When verification no longer requires disclosure, the entire economic logic of data collection inverts. Holding information becomes a liability rather than an asset, because proofs replace the need for possession.

The application surface for zero-knowledge infrastructure is broad because verification is ubiquitous. Identity systems are an obvious early adopter—self-sovereign identity protocols increasingly use ZK proofs to allow holders to selectively disclose attributes from credentials issued by governments, employers, or institutions. The user proves what they need to prove and nothing else.

Regulatory compliance represents another convergence point. Financial institutions face an apparent dilemma between privacy and oversight. ZK proofs offer a third path: institutions can prove to regulators that all transactions satisfy required policies—anti-money-laundering thresholds, sanctions screening, capital requirements—without exposing individual transaction data. The audit becomes mathematical rather than archival.

Verifiable computation extends these patterns into the AI domain. As machine learning models increasingly mediate consequential decisions, the question of trust in outputs intensifies. ZK proofs enable a model to demonstrate it ran a specific computation on specific inputs to produce a specific output—without revealing the model weights, the inputs, or any intermediate state. Combined with hardware attestation and decentralized infrastructure, this creates verifiable AI inference.

The blockchain convergence amplifies all of these. Public ledgers provide unforgeable records and global consensus, but their transparency was historically a fundamental constraint. ZK rollups and privacy-preserving smart contracts allow blockchains to host confidential computation while retaining their settlement guarantees. The chain becomes a verification substrate rather than a disclosure substrate.
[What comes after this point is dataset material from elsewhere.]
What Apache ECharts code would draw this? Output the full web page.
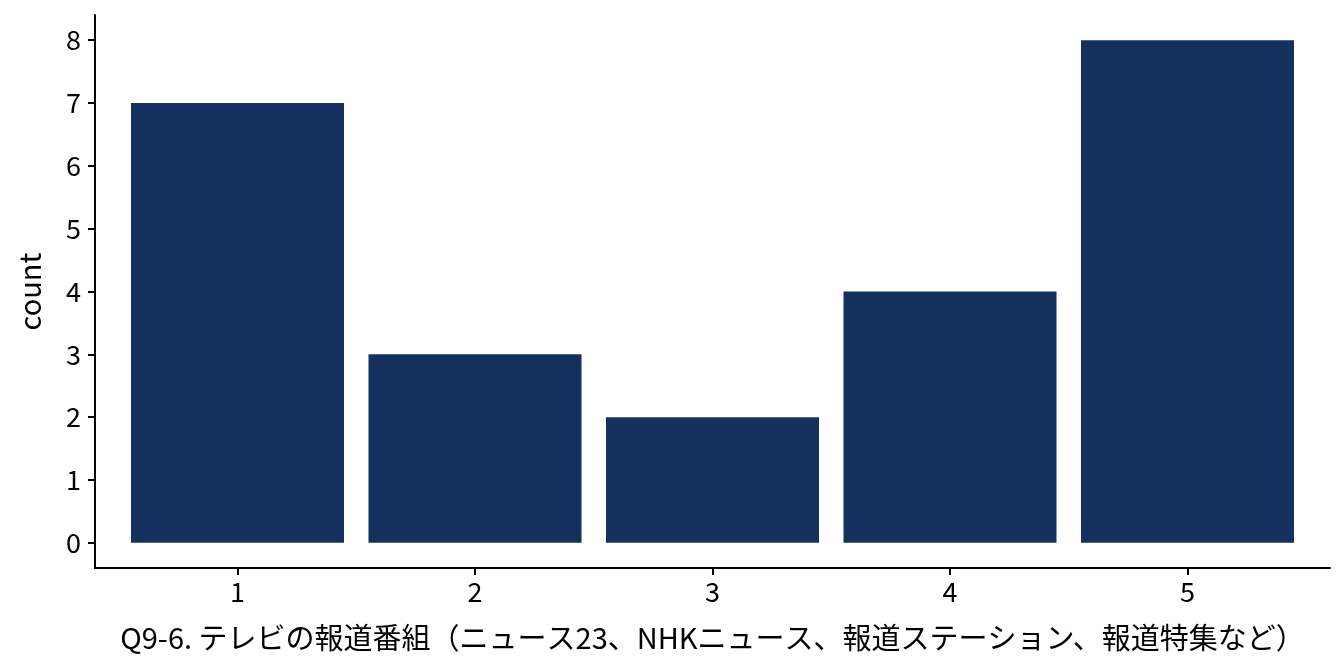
<!DOCTYPE html>
<html><head><meta charset="utf-8">
<script src="https://cdn.jsdelivr.net/npm/echarts@6/dist/echarts.min.js"></script>
<style>html,body{margin:0;padding:0;background:#fff}#c{width:1344px;height:672px}</style>
</head><body><div id="c"></div>
<script>
const categories = [1, 2, 3, 4, 5];
const counts = [7, 3, 2, 4, 8];
const yTicks = [0, 1, 2, 3, 4, 5, 6, 7, 8];
const xTitle = 'Q9-6. テレビの報道番組（ニュース23、NHKニュース、報道ステーション、報道特集など）';
const yTitle = 'count';

const font = '"Noto Sans CJK JP", "Noto Sans", sans-serif';
const chart = echarts.init(document.getElementById('c'), null, {renderer: 'canvas'});
chart.setOption({
  animation: false,
  backgroundColor: '#fff',
  grid: {left: 95, right: 14, top: 15, bottom: 104, containLabel: false},
  xAxis: {
    type: 'value', min: 0.4, max: 5.6,
    name: xTitle, nameLocation: 'middle', nameGap: 55,
    nameTextStyle: {fontFamily: font, fontSize: 29, color: '#000'},
    axisLine: {onZero: false, lineStyle: {color: '#000', width: 2}},
    axisTick: {show: true, length: 7, lineStyle: {color: '#000', width: 2}, customValues: categories},
    axisLabel: {customValues: categories, fontFamily: font, fontSize: 27, color: '#000', margin: 10},
    splitLine: {show: false}
  },
  yAxis: {
    type: 'value', min: -0.4, max: 8.4,
    name: yTitle, nameLocation: 'middle', nameGap: 51, nameRotate: 90,
    nameTextStyle: {fontFamily: font, fontSize: 29, color: '#000'},
    axisLine: {show: true, onZero: false, lineStyle: {color: '#000', width: 2}},
    axisTick: {show: true, length: 7, lineStyle: {color: '#000', width: 2}, customValues: yTicks},
    axisLabel: {customValues: yTicks, fontFamily: font, fontSize: 27, color: '#000', margin: 14},
    splitLine: {show: false}
  },
  series: [{
    type: 'bar',
    data: categories.map((c, i) => [c, counts[i]]),
    barWidth: 213,
    itemStyle: {color: '#13305f'}
  }]
});
</script></body></html>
These applications point toward an emerging pattern: cryptographic accountability without surveillance. The dominant assumption that privacy and verifiability are in tension—that we must choose between trust and transparency—is being quietly replaced by an architecture where they coexist. The institutions and protocols that absorb this shift first will define the texture of digital life for the coming decades.

Takeaway

Many problems we treat as fundamental tradeoffs are actually artifacts of our verification methods. When the methods change, what seemed like a forced choice may dissolve entirely.

Zero-knowledge proofs are quietly becoming what TLS became for transport security: invisible infrastructure that reshapes what is possible without most users ever knowing the name of the technology underneath. The convergence with blockchain settlement, AI computation, and decentralized identity suggests we are not watching a single innovation but the assembly of a new cryptographic substrate.

The pattern worth noting is the unbundling of trust from disclosure. For most of computing history, these were fused. Now they are separating, and the separation creates degrees of freedom we have not yet learned to use fully. New business models, regulatory architectures, and user experiences become possible when verification stops requiring exposure.

The architects of the next decade will be those who recognize that cryptographic primitives are not features—they are foundations. What you build on them determines what becomes possible above.